Start SUPPLIED DATA

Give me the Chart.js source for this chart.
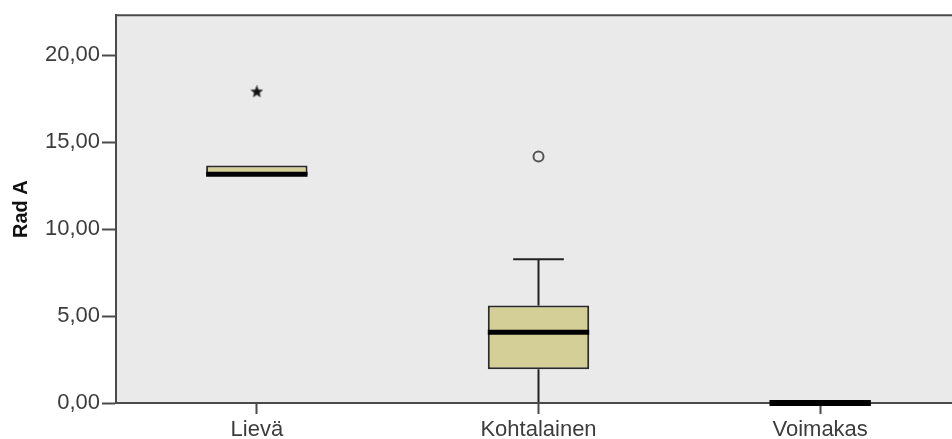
<!DOCTYPE html>
<html><head><meta charset="utf-8">
<script src="https://cdn.jsdelivr.net/npm/chart.js@4/dist/chart.umd.min.js"></script>
<style>
html,body{margin:0;padding:0;background:#fff;overflow:hidden;}
#wrap{width:972px;height:439px;position:relative;}
</style></head><body>
<div id="wrap"><canvas id="c" width="972" height="439"></canvas></div>
<script>
const categories = ['Lievä','Kohtalainen','Voimakas'];
const q1Values = [13.1, 1.94, 0];
const q3Values = [13.66, 5.6, 0];
const medianValues = [13.16, 4.07, 0];
const whiskerLow = [13.1, 0, 0];
const whiskerHigh = [13.66, 8.26, 0];
const outlierValues = [null, 14.17, null];
const extremeValues = [17.89, null, null];
const yTickValues = [0, 5, 10, 15, 20];
const yMax = 22.3;
const axisTitle = 'Rad A';

const FONT = '"Liberation Sans", Arial, sans-serif';
const INK = '#3c3c3c';

// filled five-point star marker
function makeStar(size, color){
  const cv = document.createElement('canvas');
  cv.width = size; cv.height = size;
  const g = cv.getContext('2d');
  const cx = size/2, cy = size/2, R = size/2 - 0.5, r = R*0.45;
  g.beginPath();
  for(let i=0;i<10;i++){
    const ang = -Math.PI/2 + i*Math.PI/5;
    const rad = i%2===0 ? R : r;
    g.lineTo(cx + rad*Math.cos(ang), cy + rad*Math.sin(ang));
  }
  g.closePath();
  g.fillStyle = color; g.fill();
  g.lineWidth = 1; g.strokeStyle = '#555'; g.stroke();
  return cv;
}

const boxPlugin = {
  id: 'boxPlugin',
  beforeDraw(chart){
    const {ctx, chartArea:a, scales:{x, y}} = chart;
    ctx.save();
    ctx.fillStyle = '#EAEAEA';
    ctx.fillRect(a.left, a.top, a.right - a.left, a.bottom - a.top);
    // whiskers (drawn beneath axes and boxes)
    const meta = chart.getDatasetMeta(0);
    ctx.strokeStyle = '#222';
    ctx.lineWidth = 2;
    categories.forEach((c, i) => {
      const bar = meta.data[i];
      const cx = x.getPixelForValue(i);
      const half = bar.width / 2;
      const segs = [[q3Values[i], whiskerHigh[i]], [q1Values[i], whiskerLow[i]]];
      segs.forEach(([from, to]) => {
        if (Math.abs(to - from) < 1e-9) return;
        const p1 = y.getPixelForValue(from), p2 = y.getPixelForValue(to);
        ctx.beginPath(); ctx.moveTo(cx, p1); ctx.lineTo(cx, p2); ctx.stroke();
        ctx.beginPath(); ctx.moveTo(cx - half/2, p2); ctx.lineTo(cx + half/2, p2); ctx.stroke();
      });
    });
    ctx.restore();
  },
  afterDatasetsDraw(chart){
    const {ctx, scales:{x, y}} = chart;
    const meta = chart.getDatasetMeta(0);
    ctx.save();
    categories.forEach((c, i) => {
      const bar = meta.data[i];
      const cx = x.getPixelForValue(i);
      const half = bar.width / 2;
      const my = y.getPixelForValue(medianValues[i]);
      ctx.strokeStyle = '#000';
      ctx.lineWidth = (q3Values[i] - q1Values[i]) < 1e-9 ? 6 : 5;
      ctx.beginPath(); ctx.moveTo(cx - half, my); ctx.lineTo(cx + half, my); ctx.stroke();
    });
    ctx.restore();
  },
  afterDraw(chart){
    const {ctx, chartArea:a} = chart;
    ctx.save();
    ctx.strokeStyle = '#4a4a4a';
    ctx.lineWidth = 2;
    ctx.beginPath(); ctx.moveTo(a.left, a.top); ctx.lineTo(a.right + 20, a.top); ctx.stroke();
    ctx.restore();
  }
};

new Chart(document.getElementById('c'), {
  type: 'bar',
  data: {
    labels: categories,
    datasets: [
      {
        type: 'bar',
        data: categories.map((c, i) => [q1Values[i], q3Values[i]]),
        backgroundColor: '#D3CF97',
        borderColor: '#2a2a2a',
        borderWidth: 2,
        borderSkipped: false,
        categoryPercentage: 1,
        barPercentage: 0.36,
        order: 2
      },
      {
        type: 'line',
        data: outlierValues,
        showLine: false,
        pointStyle: 'circle',
        pointRadius: 5,
        pointBorderWidth: 2,
        pointBorderColor: '#555',
        pointBackgroundColor: 'rgba(0,0,0,0)',
        order: 1
      },
      {
        type: 'line',
        data: extremeValues,
        showLine: false,
        pointStyle: makeStar(13, '#111'),
        order: 1
      }
    ]
  },
  options: {
    responsive: false,
    animation: false,
    events: [],
    layout: { padding: { top: 13, right: 11, left: 0, bottom: 0 } },
    plugins: { legend: { display: false }, tooltip: { enabled: false } },
    scales: {
      x: {
        offset: true,
        grid: { offset: false, drawOnChartArea: false, drawTicks: true, tickLength: 11, tickWidth: 2, tickColor: '#4a4a4a' },
        border: { display: true, color: '#4a4a4a', width: 2 },
        ticks: { color: INK, font: { family: FONT, size: 22 }, padding: 3, maxRotation: 0 },
        afterFit(s){ s.height = 36; }
      },
      y: {
        min: 0, max: yMax,
        afterBuildTicks(s){ s.ticks = yTickValues.map(v => ({ value: v })); },
        grid: { drawOnChartArea: false, drawTicks: true, tickLength: 14, tickWidth: 2, tickColor: '#4a4a4a' },
        border: { display: true, color: '#4a4a4a', width: 2 },
        ticks: { color: INK, font: { family: FONT, size: 22 }, padding: 2,
          callback: v => Number(v).toFixed(2).replace('.', ',') },
        title: { display: true, text: axisTitle, color: '#111', font: { family: FONT, size: 20, weight: 'bold' }, padding: { top: 9, bottom: 0 } },
        afterFit(s){ s.width = 116; }
      }
    }
  },
  plugins: [boxPlugin]
});
</script>
</body></html>
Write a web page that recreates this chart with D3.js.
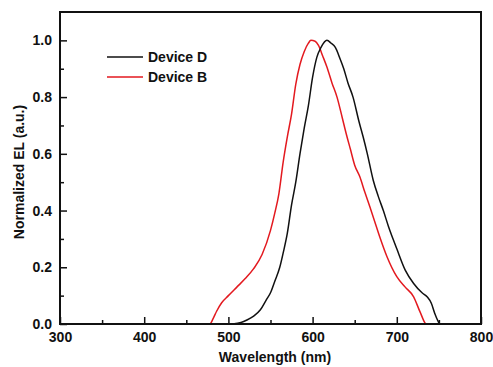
<!DOCTYPE html>
<html>
<head>
<meta charset="utf-8">
<script src="https://cdn.jsdelivr.net/npm/d3@7"></script>
<style>
  body { margin: 0; background: #fff; }
  svg text { font-family: "Liberation Sans", Arial, sans-serif; font-weight: bold; fill: #111; }
</style>
</head>
<body>
<div id="chart"></div>
<script>
// wavelength (nm) / normalized EL
var wlD = [505, 515, 522, 530, 538, 545, 550, 555, 561, 565, 570, 575, 580, 585, 590, 595, 600, 605, 610, 617, 622, 627, 632, 637, 642, 648, 655, 660, 665, 672, 678, 684, 690, 696, 700, 710, 720, 730, 736, 741, 745, 749, 751, 755];
var elD = [0, 0.005, 0.014, 0.028, 0.05, 0.085, 0.11, 0.15, 0.2, 0.25, 0.32, 0.42, 0.5, 0.6, 0.69, 0.77, 0.87, 0.94, 0.975, 1.0, 0.99, 0.975, 0.94, 0.9, 0.85, 0.8, 0.715, 0.66, 0.6, 0.507, 0.45, 0.4, 0.345, 0.296, 0.265, 0.19, 0.143, 0.11, 0.096, 0.073, 0.038, 0.01, 0, 0];

var wlB = [400, 478, 482, 486, 492, 500, 510, 520, 530, 540, 550, 555, 560, 565, 570, 575, 580, 585, 590, 595, 598, 603, 607, 612, 617, 623, 629, 635, 640, 645, 650, 656, 662, 668, 675, 680, 688, 700, 710, 720, 728, 735, 760];
var elB = [0, 0, 0.02, 0.045, 0.075, 0.1, 0.13, 0.16, 0.195, 0.245, 0.33, 0.39, 0.46, 0.57, 0.66, 0.74, 0.845, 0.915, 0.96, 0.99, 1.0, 0.997, 0.982, 0.945, 0.906, 0.85, 0.8, 0.73, 0.67, 0.615, 0.56, 0.52, 0.465, 0.413, 0.35, 0.305, 0.24, 0.167, 0.13, 0.096, 0.04, 0, 0];

var series = [
  { name: "Device D", color: "#111111", wl: wlD, el: elD },
  { name: "Device B", color: "#e3191f", wl: wlB, el: elB }
];

var xTicks = [300, 400, 500, 600, 700, 800];
var yTicks = [0, 0.2, 0.4, 0.6, 0.8, 1.0];

var width = 493, height = 367;
var margin = { top: 12, right: 12, bottom: 43, left: 60 };

var svg = d3.select("#chart").append("svg")
  .attr("width", width)
  .attr("height", height);

var x = d3.scaleLinear().domain([300, 800]).range([margin.left, width - margin.right]);
var y = d3.scaleLinear().domain([0, 1.1]).range([height - margin.bottom, margin.top]);

// minor ticks
svg.append("g")
  .attr("transform", `translate(0,${y(0)})`)
  .call(d3.axisBottom(x).tickValues(d3.range(350, 800, 100)).tickSize(-4).tickFormat(""))
  .call(g => g.select(".domain").remove());
svg.append("g")
  .attr("transform", `translate(${x(300)},0)`)
  .call(d3.axisLeft(y).tickValues([0.1, 0.3, 0.5, 0.7, 0.9]).tickSize(-4).tickFormat(""))
  .call(g => g.select(".domain").remove());

// major ticks
svg.append("g")
  .attr("class", "x-axis")
  .attr("transform", `translate(0,${y(0)})`)
  .call(d3.axisBottom(x).tickValues(xTicks).tickSize(-7).tickPadding(8).tickFormat(d3.format("d")))
  .call(g => g.select(".domain").remove());
svg.append("g")
  .attr("class", "y-axis")
  .attr("transform", `translate(${x(300)},0)`)
  .call(d3.axisLeft(y).tickValues(yTicks).tickSize(-7).tickPadding(8).tickFormat(d3.format(".1f")))
  .call(g => g.select(".domain").remove());

svg.selectAll(".tick line").attr("stroke", "#111").attr("stroke-width", 1.5);
svg.selectAll(".tick text").style("font-size", "14px");

// curves
var line = d3.line()
  .x(d => x(d[0]))
  .y(d => y(d[1]))
  .curve(d3.curveMonotoneX);

series.slice().reverse().forEach(function (s) {
  svg.append("path")
    .datum(d3.zip(s.wl, s.el))
    .attr("fill", "none")
    .attr("stroke", s.color)
    .attr("stroke-width", 1.5)
    .attr("d", line);
});

// frame
svg.append("rect")
  .attr("x", x(300))
  .attr("y", y(1.1))
  .attr("width", x(800) - x(300))
  .attr("height", y(0) - y(1.1))
  .attr("fill", "none")
  .attr("stroke", "#111")
  .attr("stroke-width", 2);

// legend
var legend = svg.append("g").attr("transform", "translate(107,57)");
series.forEach(function (s, i) {
  var g = legend.append("g").attr("transform", `translate(0,${i * 20})`);
  g.append("line").attr("x1", 0).attr("x2", 36).attr("y1", 0).attr("y2", 0)
    .attr("stroke", s.color).attr("stroke-width", 1.5);
  g.append("text").attr("x", 41).attr("y", 5).style("font-size", "14px").text(s.name);
});

// axis titles
svg.append("text")
  .attr("x", 275)
  .attr("y", 362)
  .attr("text-anchor", "middle")
  .style("font-size", "14px")
  .text("Wavelength (nm)");

svg.append("text")
  .attr("transform", "translate(24,172) rotate(-90)")
  .attr("text-anchor", "middle")
  .style("font-size", "14px")
  .text("Normalized EL (a.u.)");
</script>
</body>
</html>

End SUPPLIED DATA

PROBLEM TO WORK ON — Print the data above verbatim from the first line through the line holding "const INK = '#3c3c3c';", leaving every picture out.

RESPONSE —
Give me the Chart.js source for this chart.
<!DOCTYPE html>
<html><head><meta charset="utf-8">
<script src="https://cdn.jsdelivr.net/npm/chart.js@4/dist/chart.umd.min.js"></script>
<style>
html,body{margin:0;padding:0;background:#fff;overflow:hidden;}
#wrap{width:972px;height:439px;position:relative;}
</style></head><body>
<div id="wrap"><canvas id="c" width="972" height="439"></canvas></div>
<script>
const categories = ['Lievä','Kohtalainen','Voimakas'];
const q1Values = [13.1, 1.94, 0];
const q3Values = [13.66, 5.6, 0];
const medianValues = [13.16, 4.07, 0];
const whiskerLow = [13.1, 0, 0];
const whiskerHigh = [13.66, 8.26, 0];
const outlierValues = [null, 14.17, null];
const extremeValues = [17.89, null, null];
const yTickValues = [0, 5, 10, 15, 20];
const yMax = 22.3;
const axisTitle = 'Rad A';

const FONT = '"Liberation Sans", Arial, sans-serif';
const INK = '#3c3c3c';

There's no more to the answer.